Should age be a deciding factor of selection for admission in a Rehabilitation Centre after Stroke?

Pedro Francisco dos Santos Caetano, José Vilaça, Inês Campos, Anabela Pereira, Jorge Laíns

Abstract


Aims: Stroke represents one of the main causes of mobility and mortality, occurring in three-quarters of the elderly. Rehabilitation aims at improving deficits, function and social integration of patients with stroke sequelae. We characterized an elderly population admitted for post-stroke rehabilitation and evaluated the differences in the functional evolution between elderly and non-elderly patients.
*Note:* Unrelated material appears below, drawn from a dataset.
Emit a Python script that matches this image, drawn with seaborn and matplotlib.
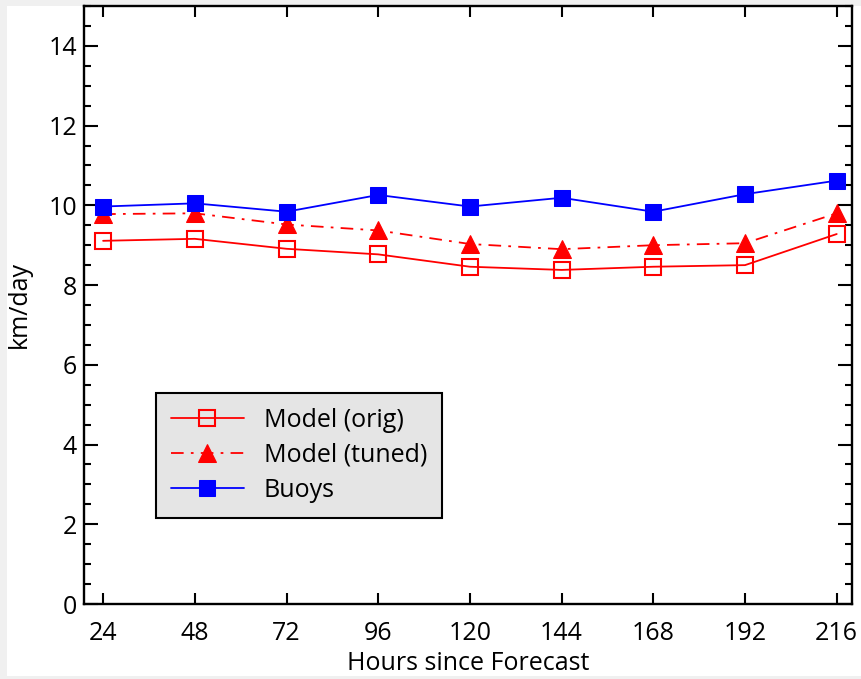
import matplotlib
matplotlib.use("Agg")
import matplotlib.pyplot as plt
import seaborn as sns
import pandas as pd
from matplotlib.patches import Rectangle
from matplotlib.ticker import MultipleLocator

# Valores
horas = [24, 48, 72, 96, 120, 144, 168, 192, 216]
modelo_orig = [9.11, 9.16, 8.91, 8.77, 8.46, 8.38, 8.46, 8.50, 9.28]
modelo_ajustado = [9.78, 9.80, 9.52, 9.37, 9.03, 8.90, 9.00, 9.05, 9.80]
boias = [9.97, 10.05, 9.84, 10.26, 9.97, 10.19, 9.84, 10.28, 10.62]

df = pd.DataFrame({
    "horas": horas,
    "Model (orig)": modelo_orig,
    "Model (tuned)": modelo_ajustado,
    "Buoys": boias,
})

sns.set_style("ticks")
plt.rcParams['font.family'] = ['Open Sans', 'DejaVu Sans']
plt.rcParams['text.color'] = 'black'
plt.rcParams['axes.labelcolor'] = 'black'
plt.rcParams['xtick.color'] = 'black'
plt.rcParams['ytick.color'] = 'black'

fig = plt.figure(figsize=(8.61, 6.79), dpi=100, facecolor="#f0f0f0")
fig.patches.append(Rectangle((7 / 861, 3 / 679), 1, 670 / 679, transform=fig.transFigure,
                             facecolor="white", edgecolor="none", zorder=-1))
ax = fig.add_axes([84 / 861, 75 / 679, 768 / 861, 598 / 679])
ax.set_facecolor("white")

sns.lineplot(data=df, x="horas", y="Model (orig)", ax=ax, color="red", lw=1.3,
             marker="s", markersize=12, markerfacecolor="none", markeredgecolor="red",
             markeredgewidth=1.5, label="Model (orig)")
sns.lineplot(data=df, x="horas", y="Model (tuned)", ax=ax, color="red", lw=1.3,
             linestyle=(0, (7, 4, 1.5, 4)), marker="^", markersize=13,
             markeredgecolor="red", label="Model (tuned)")
sns.lineplot(data=df, x="horas", y="Buoys", ax=ax, color="blue", lw=1.3,
             marker="s", markersize=12, markeredgecolor="blue", label="Buoys")

ax.set_xlim(19, 220)
ax.set_ylim(0, 15)
ax.set_xticks(horas)
ax.yaxis.set_major_locator(MultipleLocator(2))
ax.yaxis.set_minor_locator(MultipleLocator(0.5))
ax.tick_params(axis="y", which="major", length=10, width=1.5, direction="in",
               left=True, right=True, labelsize=18, pad=5)
ax.tick_params(axis="y", which="minor", length=5, width=1.5, direction="in",
               left=True, right=True)
ax.tick_params(axis="x", which="major", length=8, width=1.5, direction="in",
               bottom=True, top=True, labelsize=18, pad=12)
for s in ax.spines.values():
    s.set_visible(True)
    s.set_linewidth(1.7)
    s.set_color("black")

ax.set_xlabel("Hours since Forecast", fontsize=18, labelpad=4)
ax.set_ylabel("km/day", fontsize=18, labelpad=12)

leg = ax.legend(loc="upper left", bbox_to_anchor=(0.094, 0.353), fontsize=18,
                frameon=True, fancybox=False, edgecolor="black", facecolor="#e5e5e5",
                framealpha=1, handlelength=2.9, borderpad=0.6, labelspacing=0.4,
                handletextpad=0.8, borderaxespad=0)
leg.get_frame().set_linewidth(1.5)

plt.savefig("out.png", dpi=100, facecolor=fig.get_facecolor())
Methods: We analyzed retrospectively all the patients suffering a stroke admitted in a Centre of Rehabilitation Medicine between June 1, 2014, and May 31, 2016. Patients were divided into 2 groups: elderly (65 years) and non-elderly (<65 years). The following variables were analyzed: sex, age, days of admission, post-discharge destination and Functional Independence Measure (FIM) at admission and discharge.

Results: We analyzed 134 patients with stroke. The majority were elderly with a mean age of 72.07±6.50. 51.3% were men and the number of days of admission was 107.4±59.5 (vs 109.50±55.7 days in the non-elderly group). 86.4% of these patients were discharged home. Comparing FIM mean values at admission and discharge, we found differences between these two groups, the elderly patients having lower FIM values at admission (75.75 vs 82.96 non-elderly; p=0.005) and at discharge (88.93 vs 99.12 non-elderly; p=0.005). There was also some difference in the FIM increase between admission and discharge in these groups. Despite not being statistically significant.

Conclusions: Most patients hospitalized were over 65 years old. FIM values at admission of the elderly patients are lower than of the non-elderly, probably because the latter present specific characteristics associated with the ageing process. Although FIM increases were lower in the elderly patients’ group, this difference was not significant whereby they appeared to have functionally benefited as much as the non-elderly. Therefore, age on its own does not appear to be a decision criteria for admission.


Keywords


Stroke; Ageism; Rehabilitation Center.